The Weitzman proposal would also eliminate another costly taxpayer-funded benefit that currently allows employees who leave the county at any age to purchase health coverage until they reach the age of 55, when taxpayers assume their health benefit costs. Under Weitzman's proposal, the county would offer retiree health benefits only to people who were vested and left the county at age 50 or older.

According to the Comptroller's Office, at present, there are 98 former employees younger than age 55 when they left the county (one was only 28 years old) who are paying to continue health benefits, thereby maintaining eligibility for lifetime taxpayer funded health benefits once they reach age 55. Seventy-four of these former employees were younger than 50 when they left county employment. It would have cost the county approximately $1 million in 2008 and $35.4 million in total to pay lifetime health insurance for employees who are vested, but under 50 years old.

"I believe it makes no sense to require county taxpayers to fund this benefit for former employees who have long left the county government," Weitzman said. "Benefits are for employees who have recently retired, not for employees who left county service in mid-career years ago."

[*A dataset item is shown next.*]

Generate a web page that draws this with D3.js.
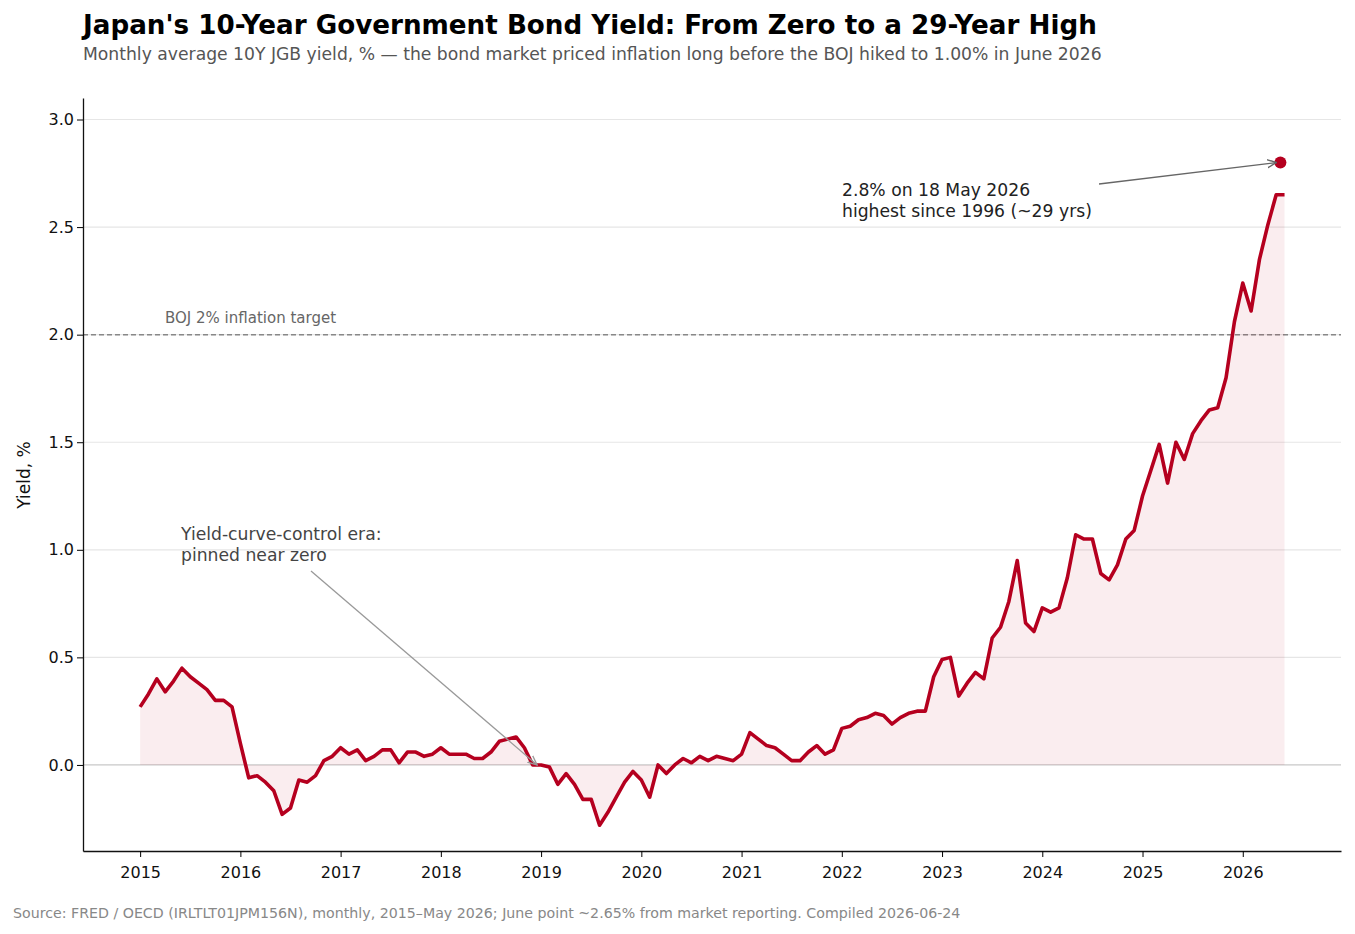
<!DOCTYPE html>
<html><head><meta charset="utf-8">
<script src="https://cdn.jsdelivr.net/npm/d3@7"></script>
<style>body{margin:0;background:#fff;font-family:"DejaVu Sans",sans-serif}</style>
</head><body><svg id="c" width="1355" height="934"></svg>
<script>
const startYear = 2015;
const yields = [
0.27,0.33,0.40,0.34,0.39,0.45,0.41,0.38,0.35,0.30,0.30,0.27,
0.10,-0.06,-0.05,-0.08,-0.12,-0.23,-0.20,-0.07,-0.08,-0.05,0.02,0.04,
0.08,0.05,0.07,0.02,0.04,0.07,0.07,0.01,0.06,0.06,0.04,0.05,
0.08,0.05,0.05,0.05,0.03,0.03,0.06,0.11,0.12,0.13,0.08,0.00,
0.00,-0.01,-0.09,-0.04,-0.09,-0.16,-0.16,-0.28,-0.22,-0.15,-0.08,-0.03,
-0.07,-0.15,0.00,-0.04,0.00,0.03,0.01,0.04,0.02,0.04,0.03,0.02,
0.05,0.15,0.12,0.09,0.08,0.05,0.02,0.02,0.06,0.09,0.05,0.07,
0.17,0.18,0.21,0.22,0.24,0.23,0.19,0.22,0.24,0.25,0.25,0.41,
0.49,0.50,0.32,0.38,0.43,0.40,0.59,0.64,0.76,0.95,0.66,0.62,
0.73,0.71,0.73,0.87,1.07,1.05,1.05,0.89,0.86,0.93,1.05,1.09,
1.25,1.37,1.49,1.31,1.50,1.42,1.54,1.60,1.65,1.66,1.80,2.06,
2.24,2.11,2.35,2.51,2.65,2.65];
const xTicks = [2015,2016,2017,2018,2019,2020,2021,2022,2023,2024,2025,2026];
const yTicks = [0,0.5,1.0,1.5,2.0,2.5,3.0];
const peakDate = 2026 + 137/365, peakValue = 2.8;
const targetValue = 2.0;

const svg = d3.select("#c");
const x = d3.scaleLinear().domain([2014.43, 2026.98]).range([83, 1341]);
const y = d3.scaleLinear().domain([-0.4, 3.1]).range([851, 98]);
const data = yields.map((v,i)=>({t:startYear+i/12, v}));

svg.append("g").selectAll("line").data(yTicks).join("line")
  .attr("x1",83).attr("x2",1341).attr("y1",d=>y(d)).attr("y2",d=>y(d))
  .attr("stroke",d=>d===0?"#c8c8c8":"#e6e6e6").attr("stroke-width",1.2);

svg.append("line").attr("x1",83).attr("x2",1341).attr("y1",y(targetValue)).attr("y2",y(targetValue))
  .attr("stroke","#888").attr("stroke-dasharray","5,3").attr("stroke-width",1.5);
svg.append("text").attr("x",165).attr("y",y(targetValue)-12).attr("font-size",15).attr("fill","#666").text("BOJ 2% inflation target");

svg.append("path").datum(data).attr("fill","#b5001f").attr("fill-opacity",0.07)
  .attr("d",d3.area().x(d=>x(d.t)).y0(y(0)).y1(d=>y(d.v)));
svg.append("path").datum(data).attr("fill","none").attr("stroke","#b5001f").attr("stroke-width",3.6)
  .attr("stroke-linejoin","round").attr("d",d3.line().x(d=>x(d.t)).y(d=>y(d.v)));
svg.append("circle").attr("cx",x(peakDate)).attr("cy",y(peakValue)).attr("r",6).attr("fill","#b5001f");

const xa = svg.append("g").attr("transform","translate(0,851)")
  .call(d3.axisBottom(x).tickValues(xTicks).tickFormat(d3.format("d")).tickSizeOuter(0));
const ya = svg.append("g").attr("transform","translate(83,0)")
  .call(d3.axisLeft(y).tickValues(yTicks).tickFormat(d3.format(".1f")).tickSizeOuter(0));
[xa,ya].forEach(a=>{a.selectAll("text").attr("font-size",16).attr("fill","#111").attr("font-family","DejaVu Sans");
  a.select(".domain").attr("stroke","#111").attr("stroke-width",1.3)});
xa.selectAll("text").attr("dy","1.1em");

svg.append("defs").html('<marker id="ah" viewBox="0 0 10 10" refX="9" refY="5" markerWidth="8" markerHeight="8" orient="auto"><path d="M0,1 L9,5 L0,9" fill="none" stroke="#666" stroke-width="1.3"/></marker><marker id="ah2" viewBox="0 0 10 10" refX="9" refY="5" markerWidth="8" markerHeight="8" orient="auto"><path d="M0,1 L9,5 L0,9" fill="none" stroke="#999" stroke-width="1.3"/></marker>');
svg.append("line").attr("x1",1099).attr("y1",184).attr("x2",x(peakDate)-4).attr("y2",y(peakValue)).attr("stroke","#666").attr("stroke-width",1.3).attr("marker-end","url(#ah)");
svg.append("text").attr("x",842).attr("y",196).attr("font-size",17.2).attr("fill","#222")
  .selectAll("tspan").data(["2.8% on 18 May 2026","highest since 1996 (~29 yrs)"]).join("tspan")
  .attr("x",842).attr("dy",(d,i)=>i?21:0).text(d=>d);
svg.append("line").attr("x1",311).attr("y1",571).attr("x2",x(2019)-4).attr("y2",y(0)).attr("stroke","#999").attr("stroke-width",1.3).attr("marker-end","url(#ah2)");
svg.append("text").attr("x",181).attr("y",540).attr("font-size",17.2).attr("fill","#444")
  .selectAll("tspan").data(["Yield-curve-control era:","pinned near zero"]).join("tspan")
  .attr("x",181).attr("dy",(d,i)=>i?21:0).text(d=>d);

svg.append("text").attr("transform","translate(30,475) rotate(-90)").attr("text-anchor","middle").attr("font-size",17).attr("fill","#111").text("Yield, %");
svg.append("text").attr("x",83).attr("y",34).attr("font-size",26.2).attr("font-weight","bold").attr("fill","#000").text("Japan's 10-Year Government Bond Yield: From Zero to a 29-Year High");
svg.append("text").attr("x",83).attr("y",60).attr("font-size",17.2).attr("fill","#555").text("Monthly average 10Y JGB yield, % — the bond market priced inflation long before the BOJ hiked to 1.00% in June 2026");
svg.append("text").attr("x",13).attr("y",918).attr("font-size",14.2).attr("fill","#888").text("Source: FRED / OECD (IRLTLT01JPM156N), monthly, 2015–May 2026; June point ~2.65% from market reporting.  Compiled 2026-06-24");
</script></body></html>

If all these proposals had been in effect since 1998, county taxpayers would have saved $158 million over the retirees' lifetimes and approximately $4.4 million in the 2008 budget, Weitzman said. While enacting the change today for all employees hired after the legislation's effective date means the savings for taxpayers would not be immediate, savings would grow over time as employees leave the county who don't meet new vesting requirements. Since the obligation for retiree health benefits extends over an individual's lifetime, taxpayers will benefit if even a small number of people will no longer become entitled to retiree health benefits, he concluded.